Effet de la granulométrie du bois
La taille des particules de bois a un impact significatif sur l'efficacité et l'homogénéité du processus de torréfaction. Une granulométrie plus fine permet généralement :
- Un transfert de chaleur plus rapide et uniforme
- Une meilleure réactivité de la biomasse
- Un contrôle plus précis du degré de torréfaction
Cependant, une granulométrie trop fine peut entraîner des problèmes de manutention et augmenter les risques d'auto-inflammation. Il est donc crucial de trouver un équilibre optimal en fonction du type de biomasse et de la technologie de torréfaction utilisée.
Aspects environnementaux et durabilité
Si le bois torréfié présente de nombreux avantages en tant que combustible, il est essentiel d'examiner son impact environnemental global et sa durabilité à long terme. Une analyse approfondie de ces aspects permet de s'assurer que l'utilisation du bois torréfié contribue effectivement à une transition énergétique durable.
Bilan carbone de la filière bois torréfié
Le bilan carbone du bois torréfié est généralement considéré comme positif, mais il dépend de plusieurs facteurs :
- L'origine de la biomasse (forêts gérées durablement, résidus agricoles, etc.)
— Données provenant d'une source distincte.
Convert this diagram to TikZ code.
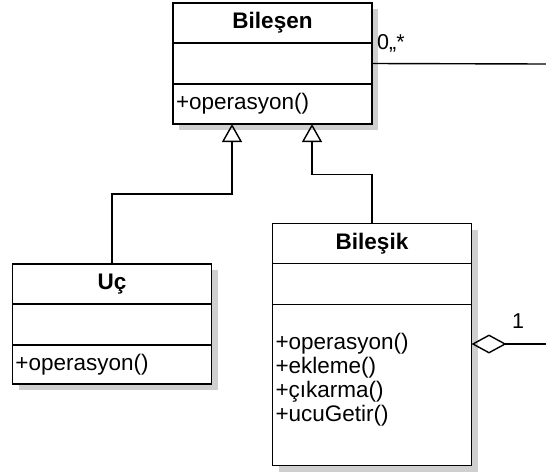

- L'efficacité énergétique du processus de torréfaction
- Les distances de transport entre les lieux de production et d'utilisation
L'utilisation de bois torréfié en remplacement du charbon peut réduire les émissions de gaz à effet de serre de 80 à 90% sur l'ensemble du cycle de vie. Cependant, il est crucial de prendre en compte les émissions liées à la production et au transport pour obtenir une évaluation précise de l'impact climatique.
Gestion durable des ressources forestières
L'utilisation accrue du bois torréfié comme combustible soulève des questions sur la gestion durable des ressources forestières. Pour garantir la durabilité de la filière, plusieurs aspects doivent être pris en compte :
- Mise en place de systèmes de certification forestière rigoureux
- Diversification des sources de biomasse (résidus forestiers, cultures énergétiques, etc.)
- Optimisation des pratiques sylvicoles pour maximiser la séquestration de carbone
Une gestion responsable des forêts peut non seulement assurer un approvisionnement durable en biomasse, mais aussi contribuer à la préservation de la biodiversité et à la lutte contre le changement climatique.
Valorisation des sous-produits de torréfaction
Le processus de torréfaction génère des sous-produits, principalement sous forme de gaz et de liquides, qui peuvent être valorisés pour améliorer l'efficacité globale de la filière. Parmi les pistes de valorisation, on peut citer :
- L'utilisation des gaz de torréfaction comme source d'énergie pour le processus lui-même
- La récupération des composés organiques volatils pour la production de biocarburants ou de produits chimiques biosourcés
- L'utilisation des cendres comme amendement pour les sols agricoles ou forestiers
La valorisation de ces sous-produits permet non seulement d'améliorer le bilan économique de la torréfaction, mais aussi de réduire son impact environnemental en minimisant les déchets et en optimisant l'utilisation des ressources.
L'intégration du bois torréfié dans notre mix énergétique doit s'accompagner d'une réflexion globale sur la gestion durable des ressources et la valorisation de l'ensemble de la chaîne de production.